APIs, or Application Programming Interfaces, are a powerful piece of technology that many people may not even know about. But in fact, we’re all using them every single day.
What is an API?
APIs and the technology behind them has actually been around for quite a while. Essentially, an API is the link between one software system and another. Whether that’s from a mobile phone app to a company’s data server, or even just two business software programs talking to each other.
An API is like a messenger, or a translator, which allows two programs to talk to each other. On a more technical level, developers use APIs all the time when creating software. This is because the defined set of protocols on most APIs are the same, and developers only need to change certain parts in order to build and integrate applications.
How Does an API Work?
APIs use a certain set of rules that determine how computers and machines talk to each other. This allows the easy and secure flow of data between systems without the need for bulk transfer of information. One extremely common example is Twitter. Now, you have the Twitter app on your phone, but all of your history and data isn’t actually on your phone. That’s held on Twitter’s own data servers. When you open your app, the API tells the data server that you want to access your information, and send it to the app on your phone.
Another example is an API between a retail chain’s inventory and individual store computers. Rather than install expensive software on every computer in every store, a staff member can use an API to check stock availability with head office. They simply key their request into their operating system, and an API sends the request to, and retrieves the information from the main data server.
Public, Partner or Private APIs
APIs can be broken into three different types, being public, partner or private APIs. There are benefits to all.
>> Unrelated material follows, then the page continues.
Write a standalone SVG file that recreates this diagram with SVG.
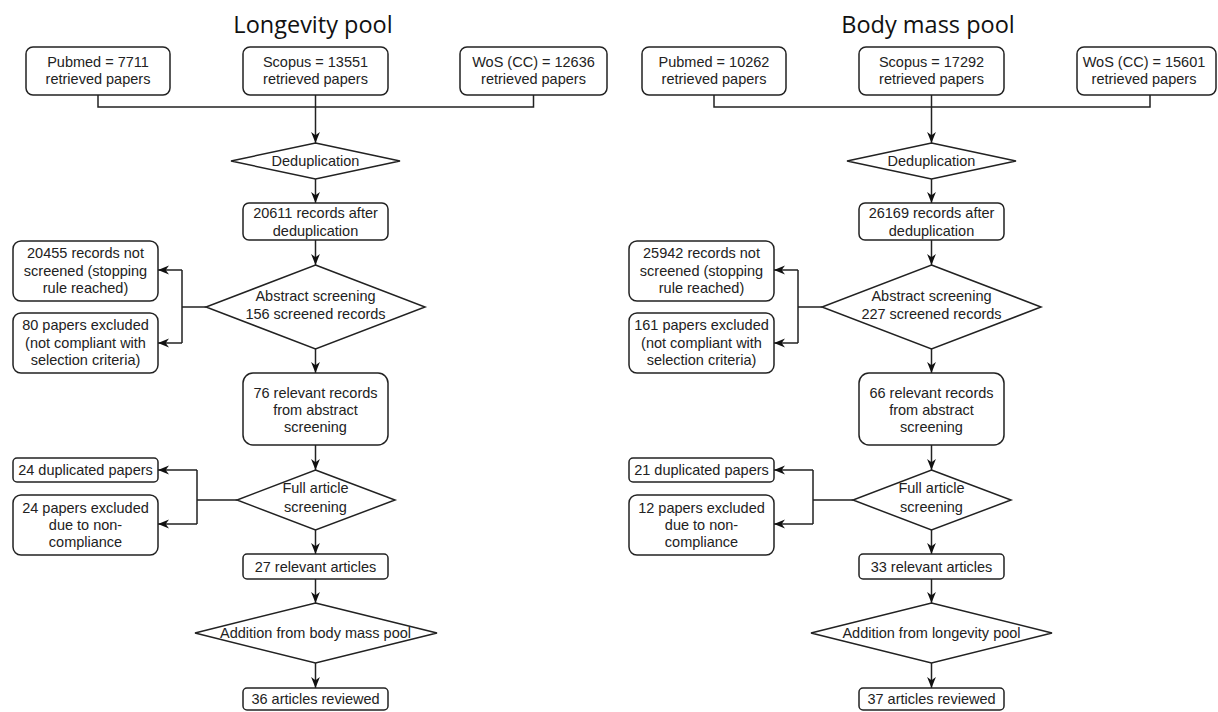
<svg xmlns="http://www.w3.org/2000/svg" width="1218" height="712" viewBox="0 0 1218 712">
<style>
.n{fill:#fff;stroke:#222;stroke-width:1.5}
.t{font-family:"Liberation Sans",Arial,sans-serif;font-size:14.5px;fill:#222;text-anchor:middle}
.title{font-family:"Open Sans","Noto Sans",sans-serif;font-size:23.5px;fill:#111;text-anchor:middle}
.c{fill:none;stroke:#222;stroke-width:1.5}
.a{fill:none;stroke:#222;stroke-width:1.5;marker-end:url(#arr)}
</style>
<defs>
<marker id="arr" viewBox="0 0 10 10" refX="10" refY="5" markerWidth="11" markerHeight="11" markerUnits="userSpaceOnUse" orient="auto">
<path d="M0,1 L10,5 L0,9 L3,5 z" fill="#111"/>
</marker>
</defs>
<rect width="1218" height="712" fill="#fff"/>

<text class="title" x="313" y="33">Longevity pool</text>
<text class="title" x="928" y="33">Body mass pool</text>

<g id="connectors">
<!-- left -->
<path class="c" d="M98,95 V107 H533.5 V95"/>
<path class="a" d="M315.5,95 V143"/>
<path class="a" d="M315.5,179 V203"/>
<path class="a" d="M315.5,240 V265"/>
<path class="c" d="M206,307 H182 M182,270 V343"/>
<path class="a" d="M182,270 H158"/>
<path class="a" d="M182,343 H158"/>
<path class="a" d="M315.5,349 V373"/>
<path class="a" d="M315.5,445 V470"/>
<path class="c" d="M237,500 H197 M197,470 V524"/>
<path class="a" d="M197,470 H158"/>
<path class="a" d="M197,524 H158"/>
<path class="a" d="M315.5,530 V554"/>
<path class="a" d="M315.5,579 V603"/>
<path class="a" d="M315.5,663 V688"/>
<!-- right -->
<path class="c" d="M714,95 V107 H1150 V95"/>
<path class="a" d="M931.5,95 V143"/>
<path class="a" d="M931.5,179 V203"/>
<path class="a" d="M931.5,240 V265"/>
<path class="c" d="M822,307 H798 M798,270 V343"/>
<path class="a" d="M798,270 H774"/>
<path class="a" d="M798,343 H774"/>
<path class="a" d="M931.5,349 V373"/>
<path class="a" d="M931.5,445 V470"/>
<path class="c" d="M853,500 H813 M813,470 V524"/>
<path class="a" d="M813,470 H774"/>
<path class="a" d="M813,524 H774"/>
<path class="a" d="M931.5,530 V554"/>
<path class="a" d="M931.5,579 V603"/>
<path class="a" d="M931.5,663 V688"/>
</g>

<!-- LEFT NODES -->
<g id="l-pubmed"><rect class="n" x="26" y="47" width="144" height="48" rx="7"/><text class="t" x="98" y="66.5">Pubmed = 7711</text><text class="t" x="98" y="84">retrieved papers</text></g>
<g id="l-scopus"><rect class="n" x="243" y="47" width="145" height="48" rx="7"/><text class="t" x="315.5" y="66.5">Scopus = 13551</text><text class="t" x="315.5" y="84">retrieved papers</text></g>
<g id="l-wos"><rect class="n" x="460" y="47" width="147" height="48" rx="7"/><text class="t" x="533.5" y="66.5">WoS (CC) = 12636</text><text class="t" x="533.5" y="84">retrieved papers</text></g>
<g id="l-dedup"><polygon class="n" points="315.5,143 400,161 315.5,179 231,161"/><text class="t" x="315.5" y="166">Deduplication</text></g>
<g id="l-after"><rect class="n" x="243" y="203" width="145" height="37" rx="6"/><text class="t" x="315.5" y="218">20611 records after</text><text class="t" x="315.5" y="236">deduplication</text></g>
<g id="l-abstract"><polygon class="n" points="315.5,265 425,307 315.5,349 206,307"/><text class="t" x="315.5" y="301">Abstract screening</text><text class="t" x="315.5" y="319">156 screened records</text></g>
<g id="l-notscreened"><rect class="n" x="13" y="241" width="145" height="60" rx="8"/><text class="t" x="85.5" y="258">20455 records not</text><text class="t" x="85.5" y="276">screened (stopping</text><text class="t" x="85.5" y="293">rule reached)</text></g>
<g id="l-excluded"><rect class="n" x="13" y="313" width="145" height="60" rx="8"/><text class="t" x="85.5" y="330">80 papers excluded</text><text class="t" x="85.5" y="348">(not compliant with</text><text class="t" x="85.5" y="365">selection criteria)</text></g>
<g id="l-relevant"><rect class="n" x="243" y="373" width="145" height="72" rx="10"/><text class="t" x="315.5" y="398">76 relevant records</text><text class="t" x="315.5" y="415">from abstract</text><text class="t" x="315.5" y="432">screening</text></g>
<g id="l-full"><polygon class="n" points="315.5,470 395,500 315.5,530 237,500"/><text class="t" x="315.5" y="493">Full article</text><text class="t" x="315.5" y="512">screening</text></g>
<g id="l-dup"><rect class="n" x="13" y="458" width="145" height="24" rx="4"/><text class="t" x="85.5" y="475">24 duplicated papers</text></g>
<g id="l-noncomp"><rect class="n" x="13" y="495" width="145" height="60" rx="8"/><text class="t" x="85.5" y="513">24 papers excluded</text><text class="t" x="85.5" y="530">due to non-</text><text class="t" x="85.5" y="547">compliance</text></g>
<g id="l-articles"><rect class="n" x="243" y="554" width="145" height="25" rx="4"/><text class="t" x="315.5" y="571.5">27 relevant articles</text></g>
<g id="l-addition"><polygon class="n" points="315.5,603 437,633 315.5,663 195,633"/><text class="t" x="315.5" y="637.5">Addition from body mass pool</text></g>
<g id="l-reviewed"><rect class="n" x="243" y="688" width="145" height="22" rx="4"/><text class="t" x="315.5" y="704">36 articles reviewed</text></g>

<!-- RIGHT NODES -->
<g id="r-pubmed"><rect class="n" x="642" y="47" width="144" height="48" rx="7"/><text class="t" x="714" y="66.5">Pubmed = 10262</text><text class="t" x="714" y="84">retrieved papers</text></g>
<g id="r-scopus"><rect class="n" x="859" y="47" width="145" height="48" rx="7"/><text class="t" x="931.5" y="66.5">Scopus = 17292</text><text class="t" x="931.5" y="84">retrieved papers</text></g>
<g id="r-wos"><rect class="n" x="1077" y="47" width="139" height="48" rx="7"/><text class="t" x="1144" y="66.5">WoS (CC) = 15601</text><text class="t" x="1144" y="84">retrieved papers</text></g>
<g id="r-dedup"><polygon class="n" points="931.5,143 1016,161 931.5,179 847,161"/><text class="t" x="931.5" y="166">Deduplication</text></g>
<g id="r-after"><rect class="n" x="859" y="203" width="145" height="37" rx="6"/><text class="t" x="931.5" y="218">26169 records after</text><text class="t" x="931.5" y="236">deduplication</text></g>
<g id="r-abstract"><polygon class="n" points="931.5,265 1041,307 931.5,349 822,307"/><text class="t" x="931.5" y="301">Abstract screening</text><text class="t" x="931.5" y="319">227 screened records</text></g>
<g id="r-notscreened"><rect class="n" x="629" y="241" width="145" height="60" rx="8"/><text class="t" x="701.5" y="258">25942 records not</text><text class="t" x="701.5" y="276">screened (stopping</text><text class="t" x="701.5" y="293">rule reached)</text></g>
<g id="r-excluded"><rect class="n" x="629" y="313" width="145" height="60" rx="8"/><text class="t" x="701.5" y="330">161 papers excluded</text><text class="t" x="701.5" y="348">(not compliant with</text><text class="t" x="701.5" y="365">selection criteria)</text></g>
<g id="r-relevant"><rect class="n" x="859" y="373" width="145" height="72" rx="10"/><text class="t" x="931.5" y="398">66 relevant records</text><text class="t" x="931.5" y="415">from abstract</text><text class="t" x="931.5" y="432">screening</text></g>
<g id="r-full"><polygon class="n" points="931.5,470 1011,500 931.5,530 853,500"/><text class="t" x="931.5" y="493">Full article</text><text class="t" x="931.5" y="512">screening</text></g>
<g id="r-dup"><rect class="n" x="629" y="458" width="145" height="24" rx="4"/><text class="t" x="701.5" y="475">21 duplicated papers</text></g>
<g id="r-noncomp"><rect class="n" x="629" y="495" width="145" height="60" rx="8"/><text class="t" x="701.5" y="513">12 papers excluded</text><text class="t" x="701.5" y="530">due to non-</text><text class="t" x="701.5" y="547">compliance</text></g>
<g id="r-articles"><rect class="n" x="859" y="554" width="145" height="25" rx="4"/><text class="t" x="931.5" y="571.5">33 relevant articles</text></g>
<g id="r-addition"><polygon class="n" points="931.5,603 1052,633 931.5,663 811,633"/><text class="t" x="931.5" y="637.5">Addition from longevity pool</text></g>
<g id="r-reviewed"><rect class="n" x="859" y="688" width="145" height="22" rx="4"/><text class="t" x="931.5" y="704">37 articles reviewed</text></g>
</svg>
These are used internally, giving businesses maximum control over their data. Only authorised personnel can use this API for easy data access. For example, it could be the situation above, where a retail store can check stock availability but members of the public can’t.
Many businesses use partner APIs when partnering with other companies. It’s a great way to generate extra revenue. For example, a hotel chain may partner with a car hire company. The car hire company would allow the hotel to include a car booking function on their website. Customers booking a hotel could then also book a car at the same time. This is made possible by an API allowing the hotel’s website to talk to the car hire company’s booking systems.
With public APIs, of course businesses lose some control over their data. It’s not that the data can be used or altered, but it can be viewed. When using public APIs, security is paramount. The benefits for public APIs are certainly widespread though, which is why many businesses use them.
Sticking with a tourism example, if you’ve ever used sites like Trivago or Hotels Combined, they’re using several APIs. For these ‘finder’ sites to feature your hotel in searches, then your booking system needs to have an API it can talk to.
As you can see, the benefits of APIs are far reaching. They’re a key part of many of the apps we use today, and the reason why apps can run so smoothly. From a business perspective, they open up the door for a lot of innovation and additional revenue streams. Using APIs can improve your integration infrastructure considerably, while also making owned apps and products more appealing.